M&A in the new Covid-World. Part 2…

M&A for law firms in the current climate – Part 2. For firms who wish to merge post-Covid.

 

Once the lockdown ends, I expect the M&A market to be very different. There will be a largish minority of firms who had the practice areas, systems and deep pockets to have come through relatively un-scathed, another largish minority of firms who have survived and who will set about re-building themselves and the final segment of firms who have made it through thanks to the largesse of the government but who are either in no fit state to continue, or more likely where the partners do not have the appetite to do so. So which one of these categories will your firm fall into?

 

This will become pretty self-evident from your partner group discussions on the future and really boils down to one question. After this is all over do you see yourselves as the predator, the prey or an observer. Each of these 3 mind-sets is equally valid and it is sensible to take the time now to prepare properly for the post-Covid market.

 

Predator: These are the strong firms with good management and systems who have weathered the storm better than most. There are likely to be two avenues to explore, either bolstering current offices or opening in new locations. The post-Covid world will be an ideal environment for these firms because in either scenario there are likely to be a number of willing targets.

 

The managing partners of these firms should take the time to assess their current office strengths and decide where to grow first, then second and then third because no M&A strategy works when there are two or more firms joining at the same time.
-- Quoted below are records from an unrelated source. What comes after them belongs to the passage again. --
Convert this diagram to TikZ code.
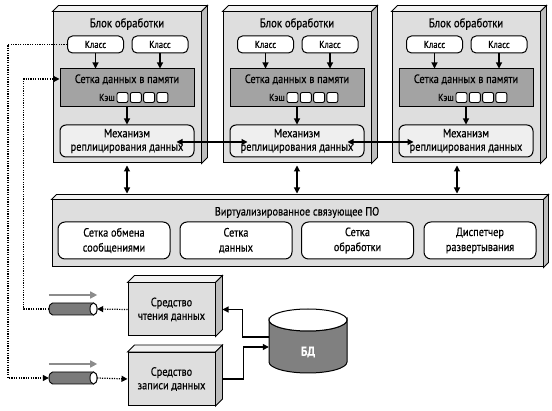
\documentclass[tikz,border=0pt]{standalone}
\usepackage{fontspec}
\setmainfont{PT Sans}[FakeStretch=0.86, FakeBold=0.5]
\usetikzlibrary{arrows.meta,calc}
\definecolor{blockgray}{HTML}{DEDEDE}
\definecolor{gridgray}{HTML}{A3A3A3}
\definecolor{mechgray}{HTML}{EFEFEF}
\definecolor{topface}{HTML}{F2F2F2}
\definecolor{sideface}{HTML}{BDBDBD}
\definecolor{pipegray}{HTML}{7A7A7A}
\definecolor{dbgray}{HTML}{808080}
\definecolor{arrowgray}{HTML}{8C8C8C}
\newcommand\threed[2]{%
  \draw[line width=0.9pt, fill=topface] (#1.north west) -- ++(#2,-#2) -- ([shift={(#2,-#2)}]#1.north east) -- (#1.north east) -- cycle;
  \draw[line width=0.9pt, fill=sideface] (#1.north east) -- ++(#2,-#2) -- ([shift={(#2,-#2)}]#1.south east) -- (#1.south east) -- cycle;}
\begin{document}
\begin{tikzpicture}[x=1pt,y=-1pt,
  front/.style={draw, line width=1pt, fill=blockgray, inner sep=0pt},
  klass/.style={draw, fill=white, rounded corners=5pt, line width=1pt, minimum width=56pt, minimum height=17pt, inner sep=0pt, font=\fontsize{10}{11}\selectfont},
  gridbox/.style={draw, fill=gridgray, line width=1pt, minimum width=134pt, minimum height=38pt, inner sep=0pt},
  mech/.style={draw, fill=mechgray, rounded corners=6pt, line width=1pt, minimum width=134pt, minimum height=32pt, align=center, inner sep=0pt, font=\fontsize{12}{13.5}\selectfont},
  cache/.style={draw, fill=white, rounded corners=2pt, line width=0.9pt, minimum width=11pt, minimum height=10pt, inner sep=0pt},
  vbox/.style={draw, fill=white, rounded corners=7pt, line width=1pt, minimum width=112pt, minimum height=37pt, align=center, inner sep=0pt, font=\fontsize{12}{15}\selectfont},
  rwbox/.style={draw, fill=blockgray, line width=1pt, minimum width=87pt, minimum height=53pt, align=center, inner sep=0pt, font=\fontsize{12}{13.5}\selectfont},
  conn/.style={line width=1.1pt, -{Triangle[length=6pt,width=6pt]}},
  biconn/.style={line width=1.1pt, {Triangle[length=6pt,width=6pt]}-{Triangle[length=6pt,width=6pt]}},
  dotconn/.style={line width=1.2pt, dash pattern=on 1.2pt off 1.2pt, -{Triangle[length=6pt,width=6pt]}},
  grayarrow/.style={line width=1.6pt, draw=arrowgray, -{Triangle[length=7pt,width=7pt]}},
  pipe/.style={draw, line width=0.9pt, fill=pipegray},
  ghost/.style={inner sep=0pt, minimum width=#1}
]
\useasboundingbox (0,0) rectangle (552,411);

% processing blocks
\foreach \L/\i in {53/1,223/2,392/3}{
  \node[front, minimum width=148pt, minimum height=151pt] (b\i) at (\L+74,87.5) {};
  \threed{b\i}{6}
  \node[font=\fontsize{12.5}{13}\selectfont] (t\i) at (\L+74,24) {Блок обработки};
  \node[klass] (k1\i) at (\L+42.5,44.5) {Класс};
  \node[klass] (k2\i) at (\L+107,44.5) {Класс};
  \node[gridbox] (sg\i) at (\L+74,88) {};
  \node[font=\fontsize{12}{13}\selectfont] (sgt\i) at (\L+74,79.5) {Сетка данных в памяти};
  \node[anchor=east, font=\fontsize{10}{11}\selectfont, inner sep=0pt] (ks\i) at (\L+62,97.5) {Кэш};
  \foreach \k/\cx in {1/69.5,2/82.8,3/96.1,4/109.4}{
    \node[cache] (c\i\k) at (\L+\cx,97.5) {};
  }
  \node[mech] (m\i) at (\L+74,141) {Механизм\\реплицирования данных};
  \draw[conn] (k1\i) -- (k1\i |- sg\i.north);
  \draw[conn] (k2\i) -- (k2\i |- sg\i.north);
  \draw[conn] (sg\i.south) -- (m\i.north);
}

% replication links
\draw[biconn] ([shift={(-18,1)}]m1.east) -- ([shift={(18,1)}]m2.west);
\draw[biconn] ([shift={(-17,1)}]m2.east) -- ([shift={(15,1)}]m3.west);

% virtualized middleware
\node[front, minimum width=491pt, minimum height=67pt] (vt) at (297.5,233.5) {};
\threed{vt}{5}
\node[font=\fontsize{12}{13}\selectfont] (vtt) at (297,212.5) {Виртуализированное связующее ПО};
\node[vbox] (v1) at (114,240.5) {Сетка обмена\\сообщениями};
\node[vbox] (v2) at (236,240.5) {Сетка\\данных};
\node[vbox] (v3) at (357.5,240.5) {Сетка\\обработки};
\node[vbox] (v4) at (480,240.5) {Диспетчер\\развертывания};

\draw[biconn, shorten <=2pt, shorten >=6pt] (b1.south) -- (b1.south |- vt.north);
\draw[biconn, shorten <=2pt, shorten >=6pt] (b2.south) -- (b2.south |- vt.north);
\draw[biconn, shorten <=2pt, shorten >=6pt] ([xshift=-9pt]b3.south) -- ([xshift=-9pt]b3.south |- vt.north);

% reader / writer
\node[rwbox] (rd) at (171.5,309.5) {Средство\\чтения данных};
\threed{rd}{7}
\node[rwbox] (wr) at (171.5,379) {Средство\\записи данных};
\threed{wr}{7}

% pipes
\foreach \y/\n in {309/p1,378/p2}{
  \draw[pipe] (52.5,\y-6) -- (93.5,\y-6) arc(-90:90:3.5 and 6) -- (52.5,\y+6) arc(90:270:3.5 and 6) -- cycle;
  \draw[line width=0.9pt, fill=white] (93.5,\y) ellipse (3.5 and 6);
  \node[ghost=48pt, minimum height=12pt] (\n) at (73,\y) {};
  \draw[grayarrow] ([yshift=14pt]\n.west) -- ([yshift=14pt]\n.east);
}

% database
\draw[line width=1pt, fill=dbgray] (269,320) -- (269,362) arc(180:0:39 and 11) -- (347,320) arc(0:180:39 and 11) -- cycle;
\draw[line width=1pt, fill=white] (308,320) ellipse (39 and 11);
\node[ghost=78pt, minimum height=64pt] (db) at (308,341) {};
\node[text=white, font=\bfseries\fontsize{13}{14}\selectfont] (dbt) at (308,352) {БД};

% data connectors
\draw[conn] ([yshift=4pt]db.west) -- ++(-26,0) |- ([xshift=7pt]rd.east);
\draw[conn] ([xshift=7pt]wr.east) -- ++(21,0) |- ([yshift=-6pt]db.west);

% dotted flows
\draw[dotconn] (rd.west) -- (p1.east);
\draw[dotconn] (p1.west) -- ++(-25,0) |- ([yshift=9pt]sg1.west);
\draw[dotconn] (k11.west) -- ++(-59,0) |- (p2.west);
\draw[dotconn] (p2.east) -- (wr.west);
\end{tikzpicture}
\end{document}
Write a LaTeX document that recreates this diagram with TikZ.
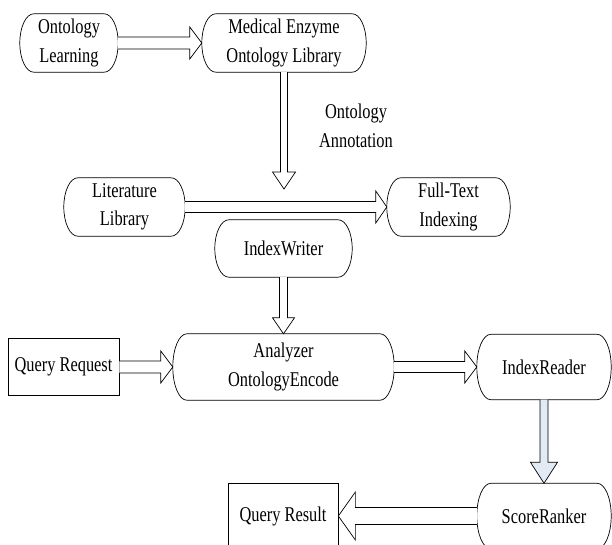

Once they have this information, they can conduct simple desk- based research (or use a broker of course) to research those markets, find the right target and make an approach before anyone else does.

 

Prey: Looking at the demographics of the profession, these will often be run by older partners who have survived a number of downturns and just do not want to face the prospect of doing so again. They have good firms which have supported them, clients and the staff over a number of years, but now it is time to pass them on.

 

The most important actions are to do the house-keeping and prepare a strong bundle of documents. In terms of house-keeping this might be looking at excess storage over 6 years, any long supplier contracts that are coming to an end and also cutting any superfluous staff. Essentially, this is all about trimming the cost base to make the firm more attractive.

 

The bundle should contain copies of the lease(s) including storage, employment contracts and supplier contracts. Financially it will need the top 20 clients over the past 3 years, 6 months MI and 3 years accounts. On the PII side, it will need the most recent PII Proposal form and 6 years claims history. These are the basics any predator firm will ask for so having them ready will create a positive impression.

 

The Partner group should also start to consider what kind of firm would find them attractive and why, and then play to these strengths. Once everything is prepared, using desk research (or a broker) they can find and approach suitable firms and start the acquisition process. One final point regarding being the prey, it is vital for all owners to sign off on what a good deal will look like so that this can be negotiated. We often see situations where mission-creep enters or partners start to diverge in what they want in which case the project is doomed.

 

The last group is the Observer type firm and these will concentrate on re-building what they have already got, letting M&A activity pass them by for now at least.

 

To conclude, once this period is over I am convinced that M&A activity will boom and the long-heralded consolidation will take effect, so now is the ideal time to work out which of the three types of firm you are, get prepared and then seize the moment.